Politics.ie
- Website type: discussion boards
- Available in: English, Irish
- Founded: 2003
- Dissolved: 2025

= Politics.ie =

Irish political forum

Politics.ie was an Irish internet discussion forum from 2003 until 2025. It was founded by David Cochrane. The site was owned by Pie Media Ltd. David Cochrane resigned as director in August 2012. Pie Media Limited dissolved with the company closing on Wednesday the 22nd of April 2015.

==Legal action==
Michael Daly took legal action against David Cochrane in a case involving libel.

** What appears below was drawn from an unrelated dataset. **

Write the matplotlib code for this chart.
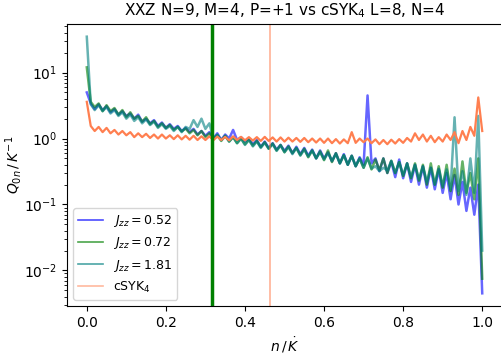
import numpy as np
import matplotlib
matplotlib.use('Agg')
import matplotlib.pyplot as plt

# Q_0n spectra, one value per step of 0.01 in n/K
q_052 = [5.0, 3.4, 2.8, 3.3, 2.7, 3.1, 2.5, 2.8, 2.3, 2.6,
         2.2, 2.4, 2.0, 2.3, 1.8, 2.0, 1.7, 1.9, 1.55, 1.75,
         1.45, 1.65, 1.4, 1.55, 1.3, 1.45, 1.25, 1.4, 1.15, 1.3,
         1.1, 1.25, 1.0, 1.2, 0.95, 1.15, 1.0, 1.35, 0.95, 1.05,
         0.9, 1.0, 0.82, 0.95, 0.75, 0.9, 0.72, 0.85, 0.68, 0.8,
         0.65, 0.78, 0.6, 0.75, 0.58, 0.72, 0.55, 0.68, 0.5, 0.66,
         0.5, 0.62, 0.45, 0.6, 0.42, 0.58, 0.4, 0.55, 0.38, 0.52,
         0.4, 4.5, 0.42, 0.5, 0.32, 0.5, 0.3, 0.45, 0.26, 0.48,
         0.25, 0.42, 0.22, 0.4, 0.2, 0.38, 0.18, 0.36, 0.17, 0.34,
         0.15, 0.3, 0.12, 0.28, 0.1, 0.22, 0.08, 0.18, 0.07, 0.2,
         0.0045]
q_072 = [12.0, 3.6, 3.0, 3.4, 2.6, 3.2, 2.6, 2.9, 2.3, 2.7,
         2.1, 2.5, 2.0, 2.2, 1.8, 2.1, 1.65, 1.85, 1.5, 1.7,
         1.45, 1.6, 1.35, 1.5, 1.28, 1.42, 1.2, 1.35, 1.12, 1.3,
         1.05, 1.2, 0.98, 1.12, 0.92, 1.1, 0.9, 1.05, 0.85, 1.0,
         0.82, 0.96, 0.78, 0.92, 0.74, 0.88, 0.7, 0.84, 0.66, 0.8,
         0.62, 0.76, 0.6, 0.72, 0.56, 0.7, 0.52, 0.66, 0.5, 0.64,
         0.47, 0.66, 0.44, 0.6, 0.42, 0.56, 0.4, 0.55, 0.38, 0.5,
         0.36, 0.52, 0.34, 0.48, 0.33, 0.5, 0.3, 0.46, 0.3, 0.44,
         0.27, 0.42, 0.25, 0.42, 0.23, 0.4, 0.2, 0.42, 0.2, 0.38,
         0.18, 0.4, 0.16, 0.35, 0.14, 0.45, 0.15, 0.3, 0.12, 0.5,
         0.0075]
q_181 = [35.0, 3.3, 2.7, 3.2, 2.6, 3.0, 2.4, 2.7, 2.2, 2.5,
         2.0, 2.3, 1.85, 2.1, 1.7, 1.95, 1.6, 1.8, 1.45, 1.65,
         1.4, 1.55, 1.3, 1.5, 1.25, 1.5, 1.4, 1.9, 1.5, 2.0,
         1.4, 1.7, 1.0, 1.15, 0.95, 1.1, 0.9, 1.05, 0.85, 1.0,
         0.8, 0.95, 0.76, 0.9, 0.72, 0.86, 0.7, 0.82, 0.65, 0.78,
         0.62, 0.74, 0.58, 0.72, 0.55, 0.68, 0.53, 0.66, 0.5, 0.62,
         0.48, 0.6, 0.46, 0.58, 0.42, 0.56, 0.4, 0.54, 0.38, 0.5,
         0.36, 0.5, 0.35, 0.38, 0.32, 0.36, 0.33, 0.46, 0.3, 0.44,
         0.28, 0.42, 0.26, 0.4, 0.24, 0.38, 0.22, 0.36, 0.2, 0.35,
         0.19, 0.34, 0.17, 2.1, 0.16, 0.32, 0.14, 0.5, 0.15, 2.2,
         0.02]
q_syk = [3.6, 1.55, 1.3, 1.5, 1.25, 1.45, 1.2, 1.35, 1.15, 1.3,
         1.12, 1.25, 1.05, 1.2, 1.05, 1.18, 1.02, 1.15, 1.0, 1.15,
         1.0, 1.12, 0.98, 1.12, 0.97, 1.1, 0.96, 1.1, 0.95, 1.08,
         0.95, 1.08, 0.94, 1.07, 0.95, 1.06, 0.94, 1.08, 0.95, 1.06,
         0.94, 1.05, 0.93, 1.05, 0.92, 1.06, 0.92, 1.04, 0.9, 1.04,
         0.9, 1.03, 0.9, 1.02, 0.89, 1.02, 0.88, 1.0, 0.87, 1.0,
         0.86, 1.0, 0.85, 0.98, 0.84, 0.97, 0.85, 1.25, 0.86, 1.0,
         0.88, 1.0, 0.85, 0.97, 0.82, 0.95, 0.82, 0.96, 0.84, 0.98,
         0.86, 1.02, 0.9, 1.2, 0.95, 1.15, 0.9, 1.1, 0.88, 1.05,
         0.9, 1.15, 0.95, 1.25, 0.85, 1.3, 0.95, 1.5, 1.1, 4.2,
         1.3]

jzz = ['0.52', '0.72', '1.81']
colors = ['blue', 'green', 'teal']
series = [q_052, q_072, q_181]
# mean-level positions marked with vertical lines
vline_jzz = 0.316
vline_syk = 0.463

fig = plt.figure(figsize=(5.02, 3.56), dpi=100)
ax = fig.add_axes([0.1335, 0.14, 0.8665, 0.793])

for q, c, j in zip(series, colors, jzz):
    x = np.arange(len(q)) / (len(q) - 1)
    ax.plot(x, q, color=c, alpha=0.6, lw=1.8, label=r'$J_{zz} = %s$' % j)
x = np.arange(len(q_syk)) / (len(q_syk) - 1)
ax.plot(x, q_syk, color='coral', lw=1.6, label=r'cSYK$_4$')

ax.axvline(vline_jzz + 0.003, color='#1060b0', lw=1.2)
ax.axvline(vline_jzz, color='green', lw=2.5)
ax.axvline(vline_syk, color='coral', alpha=0.6, lw=1.2)

ax.set_yscale('log')
ax.set_xlabel(r'$n\,/\,\dot{K}$')
ax.set_ylabel(r'$Q_{0n}\,/\,K^{-1}$')
ax.yaxis.set_label_coords(-0.1, 0.5)
ax.set_title(r'XXZ N=9, M=4, P=+1 vs cSYK$_4$ L=8, N=4', fontsize=11)
leg = ax.legend(loc='lower left', fontsize=9)
for h in leg.legend_handles[:3]:
    h.set_alpha(0.7)
    h.set_linewidth(1.2)
leg.legend_handles[3].set_alpha(0.55)
leg.legend_handles[3].set_linewidth(1.2)

fig.savefig('out.png', dpi=100)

An injunction was granted, and David Cochrane acknowledged the inaccuracy of the content posted on Politics.ie without admitting liability.

==Technical issues and closure==
The site went offline for a period in July/August 2018.

Intermittent technical problems continued throughout Q4 2018 and into 2019.
In mid February 2019 A serious anomaly occurred resulting in the websites link to the forum software breaking so the server returned the file listing of the web root directory. This resulted in the hosting provider suspending the Account.

The domain expired on 15 July 2025 with the site remaining online for some time before disappearing. The last copy archived by the Wayback Machine was on 9 August 2025.

The domain was purchased by Edoms, a Bulgarian domain registrar on 2 October 2025.